To build a bond ladder, investors purchase a series of individual bonds, each of which matures in a different year. For example, you could buy five bonds that mature in 1, 2, 3, 4, and 5 years. As the first bond matures, investors reinvest the proceeds in a new five-year bond. This process repeats itself with each maturity. Thus, the maturity length of the ladder is maintained.

The practice of laddering can help investors manage reinvestment risk because, as mentioned, as the shortest-term bond on the ladder matures, the cash is reinvested in a longer-term bond on the ladder. Longer-term bonds tend to have higher interest rates.

Similarly, the practice of bond laddering can also reduce interest rate risk (if one has to sell) due to the variety of maturities. Shorter-term bond prices fluctuate less than longer-term bond prices due to years to maturity and the effects of duration.

Importantly, the whole idea behind the ladder is to hold the bonds to maturity rather than to sell them. Therefore, the current price of their bonds due to any change in interest rates isn't an issue. Investors' capital is preserved.

Reinvestment risk is the risk that investors won't be able to reinvest bond income payments and the principal they receive upon maturity at the same rate as that of the maturing bond. Interest rate, or market price, risk is the risk that the price of a bond will change as interest rates change.

Underwriting IPOs

Laddering as a term is also used in the context of the underwriting of initial public offerings (IPOs). Here, it refers to an illegal practice in which underwriters offer a below-market price to investors prior to the IPO if those same investors agree to buy shares at a higher price after the IPO is completed. This practice can provide unfair advantages to insiders at the expense of regular investors, and is therefore prohibited under U.S. securities law.

Example of Laddering

Michaela is a diligent investor who is saving for her retirement. At 55 years of age, she has saved approximately $800,000 in combined retirement assets. She is gradually shifting those assets toward less volatile investments.
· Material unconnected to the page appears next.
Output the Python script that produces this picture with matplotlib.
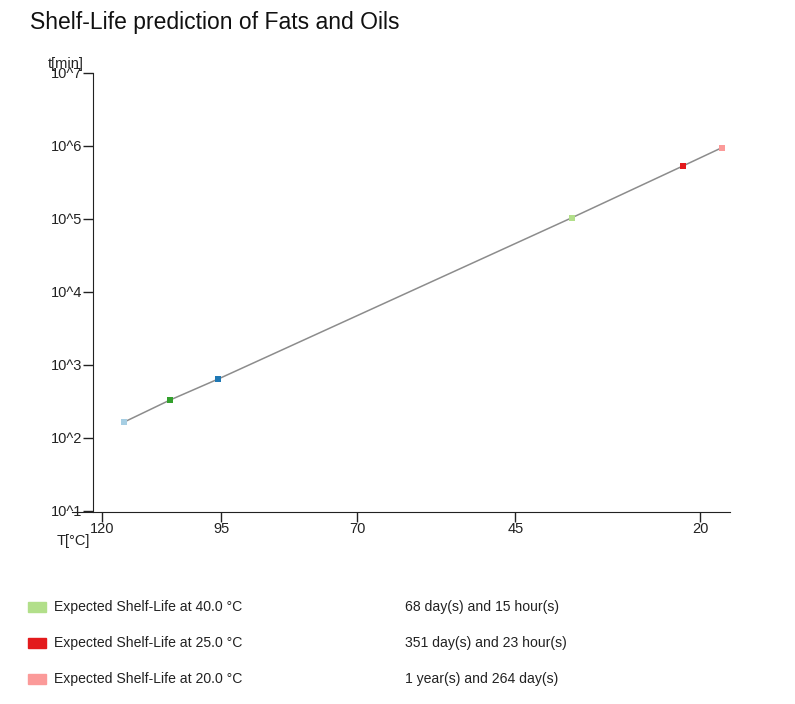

Michaela decides to invest $500,000 in various bonds, which she has carefully combined—or laddered—to reduce her reinvestment and interest rate risks. Specifically, Michaela’s bond portfolio consists of the following investments:

  • $100,000 in a bond maturing in 1 year
  • $100,000 in a bond maturing in 2 years
  • $100,000 in a bond maturing in 3 years
  • $100,000 in a bond maturing in 4 years
  • $100,000 in a bond maturing in 5 years

Each year, Michaela takes the money from the bond that matures and reinvests it in a new bond that matures in five years. By doing so, she effectively ensures that she is exposed to interest rate risk only when she has to buy the new bond. Plus, she manages a potentially lower reinvestment rate by buying the longer-term, higher interest rate bond.

By contrast, if she had invested $500,000 in a single five-year bond, she would have risked a greater opportunity cost if interest rates had ended up rising during those five years.

What Is Interest Rate Risk?

Interest rate risk is also known as market price risk. It is the risk that the price of a fixed income investment will change as interest rates change. For example, in a rising rate environment, bond prices fall. When rates fall, prices rise. So, if your circumstances force you to sell bonds as rates rise, you may receive less for them than you paid. However, if you hold bonds to maturity and aren't worried about selling them, interest rate risk won't affect those bonds.

Why Do Investors Ladder Bonds?

One reason investors ladder bonds, or buy individual bonds of different maturities and reinvest in new bonds as each matures, is to take advantage of the fixed income cash flows they offer when held to maturity. Laddering protects against market price risk (the risk that their price will drop as interest rates rise) since an investor doesn't plan to sell the bonds. It also helps manage reinvestment risk since the investor reinvests proceeds from each maturity back into the longer-term bond (higher-yield) end of the ladder.

Is a Shorter-Term Bond Ladder Better Than a Longer-Term One?

That depends on what an investor seeks. Generally speaking, in a typical yield environment, long-term bonds offer higher yields than short-term bonds. So a longer ladder can increase the yields an investor can obtain as they reinvest. However, longer-term bonds are more volatile than shorter-term bonds, so changing prices could be an issue. Inflation would be, too. Shorter ladders tend to have lower yields and have less volatile price fluctuations. They can be less susceptible to inflation. That could mean investors end up reinvesting a greater proportion of total capital.